More orders. Less margin. Manual cutting starts to hurt.
Automatic fabric cutting saves money in more than one place. It cuts labor pressure, improves material use, lowers rework, keeps quality stable, and helps factories deliver custom orders faster. That is where sofa and clothing manufacturers protect profit today.
I see this question more often now. Buyers are not only asking about machine price. They are asking where the money really goes. They are also asking how to survive when order quantities get smaller, styles change faster, and customers still want quick delivery. In that kind of market, manual cutting looks cheap at first. Then it starts to leak money from many small places.
Is labor cost the biggest saving point?
More workers do not always mean more output.
Labor cost is the first saving point, but it is not the only one. Manual cutting needs more skilled people, more supervision, and more time for pattern changes. Automatic cutting reduces dependence on skilled cutters and shifts labor toward machine setup, inspection, and order flow control.

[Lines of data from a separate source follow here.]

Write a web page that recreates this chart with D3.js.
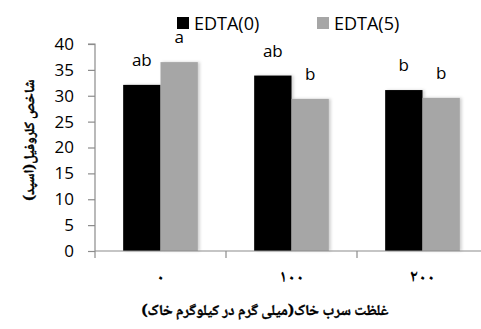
<!DOCTYPE html>
<html>
<head>
<meta charset="utf-8">
<script src="https://cdn.jsdelivr.net/npm/d3@7/dist/d3.min.js"></script>
<style>
  html, body { margin: 0; padding: 0; background: #fff; }
  svg { display: block; }
</style>
</head>
<body>
<svg id="chart" width="481" height="329"></svg>
<script>
// Chlorophyll index (SPAD) by soil lead concentration and EDTA level
const categories = ["۰", "۱۰۰", "۲۰۰"];
const seriesNames = ["EDTA(0)", "EDTA(5)"];
const edta0 = [32.1, 33.9, 31.1];
const edta5 = [36.5, 29.4, 29.6];
const letters0 = ["ab", "ab", "b"];
const letters5 = ["a", "b", "b"];
const yTicks = [0, 5, 10, 15, 20, 25, 30, 35, 40];
const colors = ["#000000", "#a6a6a6"];

const svg = d3.select("#chart");
const latin = "'Open Sans', Lato, 'Liberation Sans', sans-serif";
const arabic = "'Noto Naskh Arabic', 'Noto Sans Arabic', 'DejaVu Sans', sans-serif";

const plot = { left: 95, right: 488, top: 44, bottom: 251 };

const y = d3.scaleLinear().domain([0, 40]).range([plot.bottom, plot.top]);
const x0 = d3.scaleBand().domain(categories)
  .range([plot.left, plot.right]).paddingInner(0.43).paddingOuter(0.215);
const x1 = d3.scaleBand().domain(seriesNames).range([0, x0.bandwidth()]);

// soft shadow on the right of bars
const defs = svg.append("defs");
const f = defs.append("filter").attr("id", "shadow")
  .attr("x", "-10%").attr("y", "-10%").attr("width", "130%").attr("height", "120%");
f.append("feDropShadow").attr("dx", 2).attr("dy", 0)
  .attr("stdDeviation", 1.5).attr("flood-color", "#000").attr("flood-opacity", 0.18);

const rows = categories.map((c, i) => ({
  cat: c,
  vals: [
    { s: seriesNames[0], v: edta0[i], label: letters0[i] },
    { s: seriesNames[1], v: edta5[i], label: letters5[i] }
  ]
}));

// y axis
const yAxis = d3.axisLeft(y).tickValues(yTicks).tickSize(7).tickPadding(14);
const gy = svg.append("g").attr("transform", `translate(${plot.left},0)`).call(yAxis);
gy.select(".domain").attr("stroke", "#8c8c8c").attr("stroke-width", 1.2)
  .attr("d", `M-7,${plot.top}H0V${plot.bottom}`);
gy.selectAll(".tick line").attr("stroke", "#8c8c8c").attr("stroke-width", 1.2);
gy.selectAll(".tick text").attr("font-family", latin).attr("font-size", 17)
  .attr("fill", "#000");

// bars
const groups = svg.append("g").selectAll("g").data(rows).join("g")
  .attr("transform", d => `translate(${x0(d.cat)},0)`);
groups.selectAll("rect").data(d => d.vals).join("rect")
  .attr("x", d => x1(d.s))
  .attr("y", d => y(d.v))
  .attr("width", x1.bandwidth())
  .attr("height", d => y(0) - y(d.v))
  .attr("fill", (d, i) => colors[i])
  .attr("filter", "url(#shadow)");
groups.selectAll("text").data(d => d.vals).join("text")
  .attr("x", d => x1(d.s) + x1.bandwidth() / 2)
  .attr("y", d => y(d.v) - 19)
  .attr("text-anchor", "middle")
  .attr("font-family", latin).attr("font-size", 17)
  .text(d => d.label);

// x axis
const xAxis = d3.axisBottom(x0).tickSize(0).tickFormat(d => d);
const gx = svg.append("g").attr("transform", `translate(0,${plot.bottom})`).call(xAxis);
gx.select(".domain").attr("stroke", "#8c8c8c").attr("stroke-width", 1.2)
  .attr("d", `M${plot.left},0H481`);
gx.selectAll(".tick text").attr("font-family", arabic).attr("font-weight", "bold")
  .attr("font-size", 17).attr("letter-spacing", 3).attr("dy", 0).attr("y", 31)
  .attr("fill", "#000").attr("direction", "rtl");
// category boundary ticks
const step = x0.step();
gx.selectAll(".bound").data(d3.range(categories.length))
  .join("line").attr("class", "bound")
  .attr("x1", i => plot.left + i * step).attr("x2", i => plot.left + i * step)
  .attr("y1", 0).attr("y2", 7)
  .attr("stroke", "#8c8c8c").attr("stroke-width", 1.2);

// axis titles
svg.append("text")
  .attr("transform", `translate(34,140) rotate(-90)`)
  .attr("text-anchor", "middle").attr("direction", "rtl")
  .attr("font-family", arabic).attr("font-weight", "bold").attr("font-size", 14)
  .attr("stroke", "#000").attr("stroke-width", 0.35)
  .text("شاخص کلروفیل(اسپد)");
svg.append("text")
  .attr("x", 265).attr("y", 315)
  .attr("text-anchor", "middle").attr("direction", "rtl")
  .attr("font-family", arabic).attr("font-weight", "bold").attr("font-size", 15)
  .attr("stroke", "#000").attr("stroke-width", 0.35)
  .text("غلظت سرب خاک(میلی گرم در کیلوگرم خاک)");

// legend
const legendX = [177, 317];
const lg = svg.append("g").selectAll("g").data(seriesNames).join("g")
  .attr("transform", (d, i) => `translate(${legendX[i]},17)`);
lg.append("rect").attr("width", 12).attr("height", 12)
  .attr("fill", (d, i) => colors[i]);
lg.append("text").attr("x", 17).attr("y", 12.5)
  .attr("font-family", latin).attr("font-size", 18).text(d => d);
</script>
</body>
</html>
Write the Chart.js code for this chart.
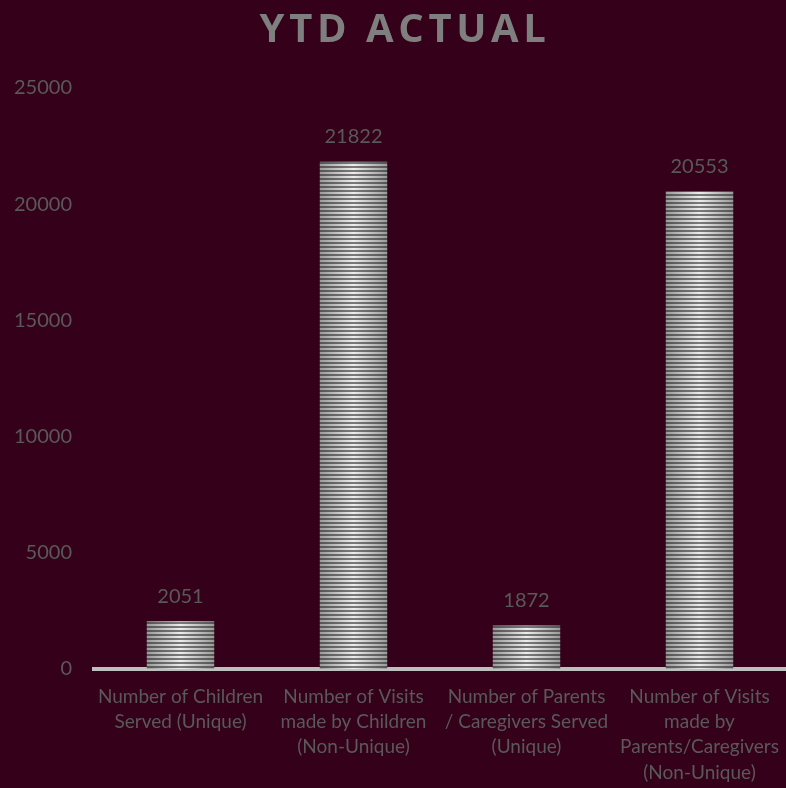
<!DOCTYPE html>
<html>
<head>
<meta charset="utf-8">
<script src="https://cdn.jsdelivr.net/npm/chart.js@4"></script>
<style>
  html, body { margin: 0; padding: 0; background: #35001a; }
  #wrap { position: relative; width: 786px; height: 788px; }
  #title {
    position: absolute; top: -1px; left: 0; width: 810px; text-align: center;
    font-family: "Open Sans", sans-serif; font-weight: bold; font-size: 40px;
    letter-spacing: 4.6px; color: #7f7f7f;
  }
</style>
</head>
<body>
<div id="wrap">
  <div id="title">YTD ACTUAL</div>
  <canvas id="chart" width="786" height="788"></canvas>
</div>
<script>
const categories = [
    ['Number of Children', 'Served (Unique)'],
    ['Number of Visits', 'made by Children', '(Non-Unique)'],
    ['Number of Parents', '/ Caregivers Served', '(Unique)'],
    ['Number of Visits', 'made by', 'Parents/Caregivers', '(Non-Unique)']
];
const ytdActual = [2051, 21822, 1872, 20553];
const yTicks = [0, 5000, 10000, 15000, 20000, 25000];

const FONT = 'Lato, "Open Sans", sans-serif';
const LABEL_COLOR = '#595959';
const BAR_PCT = 0.39;

// striped bar fill, shaded darker towards the edges
function stripedFill(ctx) {
    const chart = ctx.chart;
    const xScale = chart.scales.x;
    if (!xScale || !xScale.width) return '#bbbbbb';
    const w = Math.max(1, Math.round(xScale.width / categories.length * BAR_PCT));
    const left = xScale.getPixelForValue(ctx.dataIndex) - w / 2;
    const c = document.createElement('canvas');
    c.width = w;
    c.height = 4;
    const g = c.getContext('2d');
    const light = g.createLinearGradient(0, 0, w, 0);
    light.addColorStop(0, '#9a9a9a');
    light.addColorStop(0.5, '#ececec');
    light.addColorStop(1, '#9a9a9a');
    g.fillStyle = light;
    g.fillRect(0, 0, w, 4);
    const dark = g.createLinearGradient(0, 0, w, 0);
    dark.addColorStop(0, '#555555');
    dark.addColorStop(0.5, '#7a7a7a');
    dark.addColorStop(1, '#555555');
    g.fillStyle = dark;
    g.fillRect(0, 2, w, 2);
    const pattern = g.createPattern(c, 'repeat');
    pattern.setTransform(new DOMMatrix().translate(left, 0));
    return pattern;
}

const valueLabels = {
    id: 'valueLabels',
    afterDatasetsDraw(chart) {
        const ctx = chart.ctx;
        const meta = chart.getDatasetMeta(0);
        ctx.save();
        ctx.font = '20px ' + FONT;
        ctx.fillStyle = LABEL_COLOR;
        ctx.textAlign = 'center';
        ctx.textBaseline = 'bottom';
        meta.data.forEach((bar, i) => {
            ctx.fillText(String(ytdActual[i]), bar.x, bar.y - 15);
        });
        ctx.restore();
    }
};

const chartCtx = document.getElementById('chart').getContext('2d');
new Chart(chartCtx, {
    type: 'bar',
    data: {
        labels: categories,
        datasets: [{
            label: 'YTD Actual',
            data: ytdActual,
            backgroundColor: stripedFill,
            borderWidth: 0,
            barPercentage: BAR_PCT,
            categoryPercentage: 1
        }]
    },
    options: {
        responsive: false,
        animation: false,
        layout: { padding: { top: 88, left: 0, right: 0, bottom: 0 } },
        plugins: {
            legend: { display: false },
            tooltip: { enabled: false }
        },
        scales: {
            x: {
                grid: { display: false, drawTicks: false },
                border: { display: true, color: '#bfbfbf', width: 4 },
                afterFit: scale => {
                    scale.height = 119;
                    scale.paddingLeft = 0;
                    scale.paddingRight = 0;
                },
                ticks: {
                    color: LABEL_COLOR,
                    font: { family: FONT, size: 19, lineHeight: 1.33 },
                    padding: 15,
                    maxRotation: 0,
                    autoSkip: false
                }
            },
            y: {
                min: 0,
                max: 25000,
                afterBuildTicks: scale => {
                    scale.ticks = yTicks.map(v => ({ value: v }));
                },
                afterFit: scale => { scale.width = 94; },
                grid: { display: false, drawTicks: false },
                border: { display: false },
                ticks: {
                    color: LABEL_COLOR,
                    font: { family: FONT, size: 20 },
                    padding: 22,
                    callback: v => String(v)
                }
            }
        }
    },
    plugins: [valueLabels]
});
</script>
</body>
</html>
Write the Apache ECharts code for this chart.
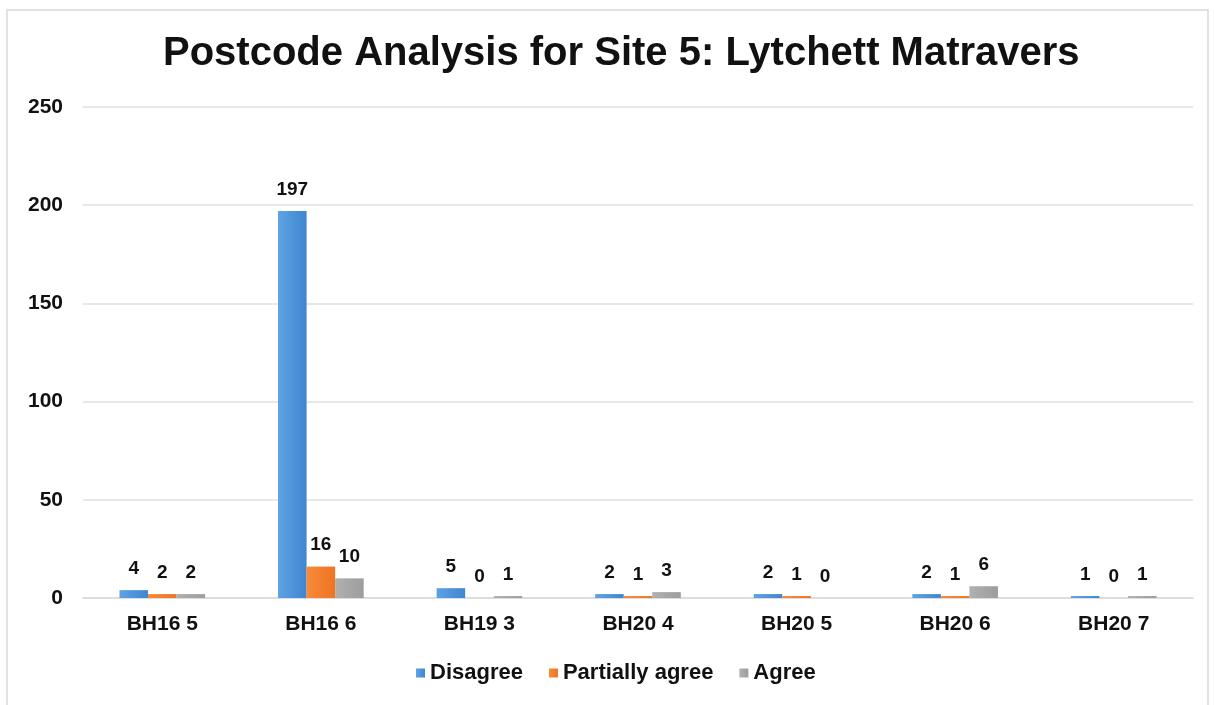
<!DOCTYPE html>
<html>
<head>
<meta charset="utf-8">
<script src="https://cdn.jsdelivr.net/npm/echarts@6/dist/echarts.min.js"></script>
<style>
  body { margin: 0; background: #fff; }
  #main { width: 1215px; height: 705px; }
</style>
</head>
<body>
<div id="main"></div>
<script>
// 数据
const postcodes = ['BH16 5', 'BH16 6', 'BH19 3', 'BH20 4', 'BH20 5', 'BH20 6', 'BH20 7'];
const disagree = [4, 197, 5, 2, 2, 2, 1];
const partiallyAgree = [2, 16, 0, 1, 1, 1, 0];
const agree = [2, 10, 1, 3, 0, 6, 1];
const yTicks = [0, 50, 100, 150, 200, 250];

const fontFamily = '"Liberation Sans", Arial, sans-serif';

// 横向渐变，模仿 Excel 的柱子
function grad(c1, c2) {
  return new echarts.graphic.LinearGradient(0, 0, 1, 0, [
    { offset: 0, color: c1 },
    { offset: 1, color: c2 }
  ]);
}

function makeSeries(name, data, color) {
  return {
    name,
    type: 'bar',
    data,
    barGap: '0%',
    barCategoryGap: '46%',
    itemStyle: { color: color },
    label: {
      show: true,
      position: 'top',
      distance: 12,
      color: '#111',
      fontSize: 19,
      fontWeight: 'bold',
      fontFamily
    }
  };
}

let myChart = echarts.init(document.getElementById('main'));
let option = {
  animation: false,
  backgroundColor: '#fff',
  color: ['#4a8fd8', '#f07a2a', '#a5a5a5'],
  graphic: [
    {
      type: 'rect',
      shape: { x: 7, y: 10, width: 1201, height: 720 },
      style: { fill: 'none', stroke: '#d9d9d9', lineWidth: 1.5 },
      silent: true
    }
  ],
  title: {
    text: 'Postcode Analysis for Site 5: Lytchett Matravers',
    left: 158,
    top: 29,
    textStyle: {
      fontSize: 40,
      fontWeight: 'bold',
      color: '#111',
      fontFamily
    }
  },
  legend: {
    bottom: 16,
    left: 411,
    icon: 'rect',
    itemWidth: 9,
    itemHeight: 9,
    itemGap: 26,
    textStyle: { fontSize: 22, fontWeight: 'bold', color: '#111', fontFamily }
  },
  grid: {
    left: 83,
    right: 22,
    top: 107,
    bottom: 107,
    containLabel: false
  },
  xAxis: {
    type: 'category',
    data: postcodes,
    axisLine: { lineStyle: { color: '#d9d9d9', width: 1.5 } },
    axisTick: { show: false },
    axisLabel: {
      margin: 16,
      fontSize: 21,
      fontWeight: 'bold',
      color: '#111',
      fontFamily
    }
  },
  yAxis: {
    type: 'value',
    min: yTicks[0],
    max: yTicks[yTicks.length - 1],
    interval: 50,
    axisLine: { show: false },
    axisTick: { show: false },
    splitLine: { lineStyle: { color: '#e0e0e0', width: 1.5 } },
    axisLabel: {
      margin: 20,
      fontSize: 21,
      fontWeight: 'bold',
      color: '#111',
      fontFamily
    }
  },
  series: [
    makeSeries('Disagree', disagree, grad('#5ea3e4', '#3f86d0')),
    makeSeries('Partially agree', partiallyAgree, grad('#f98a3a', '#ee7422')),
    makeSeries('Agree', agree, grad('#b0b0b0', '#9d9d9d'))
  ]
};
myChart.setOption(option);
</script>
</body>
</html>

Why manual cutting becomes expensive faster than many buyers expect
When I talk with sofa factories and garment workshops, many owners still compare labor in a simple way. They count the salary of the cutter and stop there. I think that is too shallow. Manual cutting also needs pattern handling, layer alignment, chalk marking, bundle sorting, supervision, and more quality checking after cutting. When the factory runs more custom orders, this hidden labor grows even faster because each order may have different sizes, shapes, fabric directions, or matching needs.
Why automatic cutting changes the labor structure, not only the headcount
An automatic fabric cutting machine does not mean a factory suddenly needs no people. It means the factory uses people in a better way. One operator can support output that used to need several cutters. The factory also relies less on one experienced worker’s hand feeling. That matters a lot today because skilled cutting labor is harder to recruit and harder to keep. AMOR CNC notes that manufacturers are automating partly because manual workflows make growth difficult and because skilled labor is harder to find.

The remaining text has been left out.